Donald Trump said, "I'm putting people on notice that are coming here from Syria as part of this mass migration, that if I win, they're going back", contending that Islamic State militants could be hiding among them. A total of 2,290 Syrian refugees have arrived in the United States over the three years of the Syrian civil war. No terrorists have yet emerged. Former ambassador to Syria Ryan Crocker knows "how highly Syrians value hard work and education". In a Wall Street Journal op-ed he says, "They're precisely the people I'd want living next door to me and attending my children's schools." Moreover, State Department data says 67% of those referred to the U.S. by the U.N. have been children under the age of 12 and women.

That scares Christie. "I don't think that orphans under 5 should be admitted to the United States at this point".

As president, Trump would consider creating a government database to track Muslims in the U.S. Does he perhaps think they should be made to wear yellow armbands embroidered with the star and crescent?

"I cannot think of a more potent recruitment tool for ISIL than some of the rhetoric that has been coming out of here during the course of the debate", was Obama's remonstrance. "Many of these refugees are the victims of terrorism themselves. That's what they are fleeing".

And that's the senseless contradiction. To assure the safety of their constituents, politicians are determined to shut out people fleeing from the horrors of a country filled with death and bombed to rubble who themselves want only to find safety. But that does not register with the best and brightest we send to Washington.

safe space

In a Wall Street Journal symposium, Marco Rubio says, "You cannot accurately do a background check on 10,000 people". True enough. Nor be sure you will never have an auto accident, or fall off a ladder. Guaranteed safety is not available in life. An obsessive quest to make America safe and hermetically sealed by shutting out refugees from fear there might be a needle in the haystack seems to have become the zeitgeist, witness the parallel at universities where students insist that their institutions be cocoons shielding them from the unpleasantness of the world without. South Carolina Republican Trey Gowdy summed up a hearing of the House Judiciary Committee that quizzed government officials on safety with, "I haven’t heard a single one of you say there’s no risk". The new demand is for a country so safe as to be risk-free.

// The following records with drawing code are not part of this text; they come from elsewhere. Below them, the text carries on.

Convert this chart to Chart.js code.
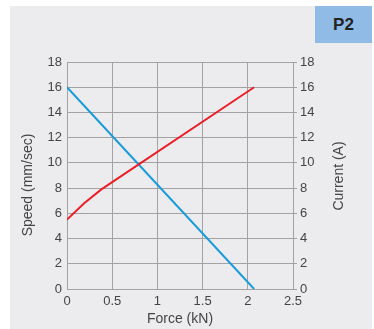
<!DOCTYPE html>
<html>
<head>
<meta charset="utf-8">
<script src="https://cdn.jsdelivr.net/npm/chart.js@4"></script>
<style>
  html, body { margin: 0; padding: 0; background: #ffffff; width: 374px; height: 329px; overflow: hidden; }
  #panel { position: absolute; left: 10px; top: 6px; width: 362px; height: 323px; background: #ececee; }
  #tag { position: absolute; left: 315px; top: 6px; width: 57px; height: 37px; background: #8fbbe6;
         color: #222; font: bold 17px "Liberation Sans", Arial, sans-serif; line-height: 37px; text-align: center; }
  #c { position: absolute; left: 0; top: 0; }
</style>
</head>
<body>
<div id="panel"></div>
<div id="tag">P2</div>
<canvas id="c" width="374" height="329"></canvas>
<script>
// Data
const speedForce = [0, 2.07];           // kN
const speedValues = [16, 0];            // mm/sec
const currentForce = [0, 0.19, 0.38, 2.07];  // kN
const currentValues = [5.5, 6.8, 7.9, 16];   // A
const xTicks = [0, 0.5, 1, 1.5, 2, 2.5];
const yTicks = [0, 2, 4, 6, 8, 10, 12, 14, 16, 18];

const xTitle = 'Force (kN)';
const leftTitle = 'Speed (mm/sec)';
const rightTitle = 'Current (A)';

const FONT = '"Liberation Sans", Arial, sans-serif';
const GRID = '#a3a3a3';
const TXT = '#444444';

const toXY = (xs, ys) => xs.map((x, i) => ({ x: x, y: ys[i] }));

const titlePlugin = {
  id: 'vTitles',
  afterDraw(chart) {
    const ctx = chart.ctx;
    ctx.save();
    ctx.fillStyle = TXT;
    ctx.font = '14px ' + FONT;
    ctx.textAlign = 'center';
    ctx.textBaseline = 'middle';
    ctx.translate(28, 185);
    ctx.rotate(-Math.PI / 2);
    ctx.fillText(leftTitle, 0, 0);
    ctx.restore();
    ctx.save();
    ctx.fillStyle = TXT;
    ctx.font = '14px ' + FONT;
    ctx.textAlign = 'center';
    ctx.textBaseline = 'middle';
    ctx.translate(339, 176);
    ctx.rotate(-Math.PI / 2);
    ctx.fillText(rightTitle, 0, 0);
    ctx.restore();
  }
};

new Chart(document.getElementById('c'), {
  type: 'scatter',
  data: {
    datasets: [
      {
        label: 'Current',
        data: toXY(currentForce, currentValues),
        yAxisID: 'yR',
        showLine: true,
        borderColor: '#e8202a',
        backgroundColor: '#e8202a',
        borderWidth: 2,
        pointRadius: 0,
        tension: 0
      },
      {
        label: 'Speed',
        data: toXY(speedForce, speedValues),
        yAxisID: 'y',
        showLine: true,
        borderColor: '#1a9bd7',
        backgroundColor: '#1a9bd7',
        borderWidth: 2,
        pointRadius: 0
      }
    ]
  },
  options: {
    responsive: false,
    animation: false,
    devicePixelRatio: 1,
    layout: { padding: { left: 0, right: 0, top: 62, bottom: 0 } },
    plugins: { legend: { display: false }, tooltip: { enabled: false } },
    scales: {
      x: {
        type: 'linear',
        min: 0, max: 2.5,
        afterBuildTicks: s => { s.ticks = xTicks.map(v => ({ value: v })); },
        afterFit: s => { s.height = 40; },
        grid: { color: GRID, lineWidth: 1, drawTicks: false },
        border: { color: GRID, width: 1 },
        ticks: { color: TXT, font: { family: FONT, size: 13 }, padding: 5, maxRotation: 0,
                 callback: v => String(v) },
        title: { display: true, text: xTitle, color: TXT, font: { family: FONT, size: 14 }, padding: { top: 0, bottom: 1 } }
      },
      y: {
        position: 'left',
        min: 0, max: 18,
        afterBuildTicks: s => { s.ticks = yTicks.map(v => ({ value: v })); },
        afterFit: s => { s.width = 67; },
        grid: { color: GRID, lineWidth: 1, drawTicks: false },
        border: { color: GRID, width: 1 },
        ticks: { color: TXT, font: { family: FONT, size: 13 }, padding: 5 }
      },
      yR: {
        position: 'right',
        min: 0, max: 18,
        afterBuildTicks: s => { s.ticks = yTicks.map(v => ({ value: v })); },
        afterFit: s => { s.width = 81; },
        grid: { drawOnChartArea: false, drawTicks: true, tickLength: 4, color: GRID, lineWidth: 1 },
        border: { color: GRID, width: 1 },
        ticks: { color: TXT, font: { family: FONT, size: 13 }, padding: 3 }
      }
    }
  },
  plugins: [titlePlugin]
});
</script>
</body>
</html>
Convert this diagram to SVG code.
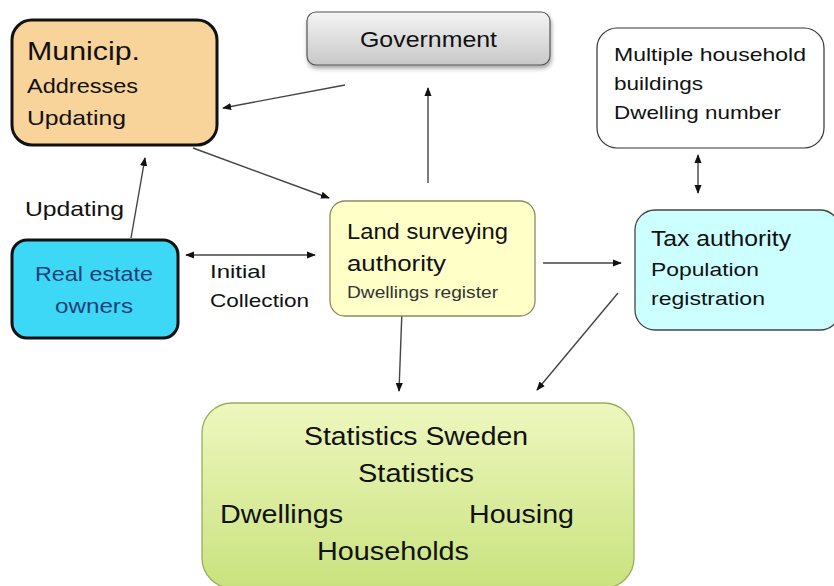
<svg xmlns="http://www.w3.org/2000/svg" width="834" height="586" viewBox="0 0 834 586">
<defs>
<linearGradient id="gGov" x1="0" y1="0" x2="0" y2="1"><stop offset="0" stop-color="#f4f4f4"/><stop offset="1" stop-color="#c8c8c8"/></linearGradient>
<linearGradient id="gStat" x1="0" y1="0" x2="0" y2="1"><stop offset="0" stop-color="#eef7bf"/><stop offset="1" stop-color="#c9e27e"/></linearGradient>
<filter id="sh" x="-10%" y="-10%" width="130%" height="140%"><feDropShadow dx="1" dy="3" stdDeviation="2" flood-color="#000" flood-opacity="0.35"/></filter>
<marker id="ah" viewBox="0 0 10 10" refX="9" refY="5" markerWidth="9" markerHeight="9" markerUnits="userSpaceOnUse" orient="auto-start-reverse"><path d="M0,1 L10,5 L0,9 Z" fill="#111"/></marker>
</defs>
<style>
text{font-family:"Liberation Sans",Arial,sans-serif;fill:#111}
.c{stroke:#444;stroke-width:1.4;fill:none;marker-end:url(#ah)}
.b{stroke:#444;stroke-width:1.4;fill:none;marker-end:url(#ah);marker-start:url(#ah)}
</style>
<rect width="834" height="586" fill="#fff"/>
<g id="connectors">
<line class="c" x1="345" y1="85" x2="223" y2="108"/>
<line class="c" x1="193" y1="148" x2="329" y2="198"/>
<line class="c" x1="428" y1="183" x2="428" y2="88"/>
<line class="c" x1="131" y1="238" x2="145" y2="158"/>
<line class="b" x1="186" y1="255" x2="315" y2="255"/>
<line class="b" x1="698" y1="155" x2="698" y2="193"/>
<line class="c" x1="543" y1="263" x2="621" y2="263"/>
<line class="c" x1="402" y1="310" x2="399" y2="391"/>
<line class="c" x1="618" y1="293" x2="537" y2="390"/>
</g>
<g id="municip">
<rect x="12" y="20" width="205" height="125" rx="20" fill="#f9d49a" stroke="#111" stroke-width="3"/>
<text x="27" y="60" font-size="25" textLength="113" lengthAdjust="spacingAndGlyphs">Municip.</text>
<text x="27" y="93" font-size="21" textLength="111" lengthAdjust="spacingAndGlyphs">Addresses</text>
<text x="27" y="125" font-size="21" textLength="99" lengthAdjust="spacingAndGlyphs">Updating</text>
</g>
<g id="government">
<rect x="307" y="12" width="243" height="53" rx="9" fill="url(#gGov)" stroke="#555" stroke-width="1.2" filter="url(#sh)"/>
<text x="360" y="47" font-size="22" textLength="137" lengthAdjust="spacingAndGlyphs">Government</text>
</g>
<g id="multiple">
<rect x="597" y="28" width="227" height="120" rx="20" fill="#fff" stroke="#333" stroke-width="1.2"/>
<text x="614" y="61" font-size="19" textLength="192" lengthAdjust="spacingAndGlyphs">Multiple household</text>
<text x="614" y="90" font-size="19" textLength="89" lengthAdjust="spacingAndGlyphs">buildings</text>
<text x="614" y="119" font-size="19" textLength="167" lengthAdjust="spacingAndGlyphs">Dwelling number</text>
</g>
<g id="updating-label">
<text x="25" y="216" font-size="21" textLength="99" lengthAdjust="spacingAndGlyphs">Updating</text>
</g>
<g id="realestate">
<rect x="12" y="240" width="166" height="98" rx="15" fill="#3dd8f5" stroke="#111" stroke-width="3"/>
<text x="35" y="281" font-size="21" fill="#1f3f78" style="fill:#1f3f78" textLength="118" lengthAdjust="spacingAndGlyphs">Real estate</text>
<text x="55" y="313" font-size="21" style="fill:#1f3f78" textLength="78" lengthAdjust="spacingAndGlyphs">owners</text>
</g>
<g id="initial-label">
<text x="210" y="278" font-size="19" textLength="56" lengthAdjust="spacingAndGlyphs">Initial</text>
<text x="210" y="307" font-size="19" textLength="99" lengthAdjust="spacingAndGlyphs">Collection</text>
</g>
<g id="land">
<rect x="330" y="201" width="205" height="115" rx="15" fill="#ffffc8" stroke="#8a8a60" stroke-width="1.3"/>
<text x="347" y="239" font-size="22" textLength="161" lengthAdjust="spacingAndGlyphs">Land surveying</text>
<text x="347" y="271" font-size="22" textLength="99" lengthAdjust="spacingAndGlyphs">authority</text>
<text x="347" y="298" font-size="16" style="fill:#333" textLength="151" lengthAdjust="spacingAndGlyphs">Dwellings register</text>
</g>
<g id="tax">
<rect x="635" y="210" width="205" height="120" rx="20" fill="#ccffff" stroke="#444" stroke-width="1.3"/>
<text x="651" y="246" font-size="22" textLength="140" lengthAdjust="spacingAndGlyphs">Tax authority</text>
<text x="651" y="276" font-size="19" textLength="108" lengthAdjust="spacingAndGlyphs">Population</text>
<text x="651" y="305" font-size="19" textLength="114" lengthAdjust="spacingAndGlyphs">registration</text>
</g>
<g id="statistics">
<rect x="202" y="403" width="432" height="185" rx="30" fill="url(#gStat)" stroke="#9aae5a" stroke-width="1.3"/>
<text x="304" y="445" font-size="25" textLength="224" lengthAdjust="spacingAndGlyphs">Statistics Sweden</text>
<text x="358" y="482" font-size="25" textLength="116" lengthAdjust="spacingAndGlyphs">Statistics</text>
<text x="220" y="523" font-size="25" textLength="123" lengthAdjust="spacingAndGlyphs">Dwellings</text>
<text x="469" y="523" font-size="25" textLength="105" lengthAdjust="spacingAndGlyphs">Housing</text>
<text x="317" y="560" font-size="25" textLength="152" lengthAdjust="spacingAndGlyphs">Households</text>
</g>
</svg>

That's impossible, of course. There are risks. That's the chance we have to take. For this of all countries to refuse its part in the massive refugee crisis in order to tuck in safe and sound in our homes while others suffer is shameful. The upshot of excluding the 10,000, and the tens of thousands more that this country should bring in, amounts to massive collective punishment of those in desperate straits out of fear for what some one or two of them might do.

Obama tweeted, "Slamming the door in the face of refugees would betray our deepest values". We have been down this road before, to our eternal shame, as when in the 1930s we turned away 10,000 mostly Jewish refugee children from Germany, sending the ship, the "St. Louis", back to Europe where an untold number would meet their death. (Polls were 2-to-1 against accepting them). We then interned somewhere between 110,000 and 120,000 Americans of Japanese ancestry out of fear some would spy for Tokyo. Those now in government from new generations who no longer learn history are making the same mistake.

Isn't it odd that we celebrate the extraordinary bravery of the "greatest generation", those hundreds of thousands of Americans who died facing the terrible odds of flying the next mission or attacking the next pillbox, yet half of us seem to have become cowards, unrepentant to casting aside what America has always stood for and turn away "the wretched refuse of your teeming shore", choosing instead to become huddled masses yearning to be safe.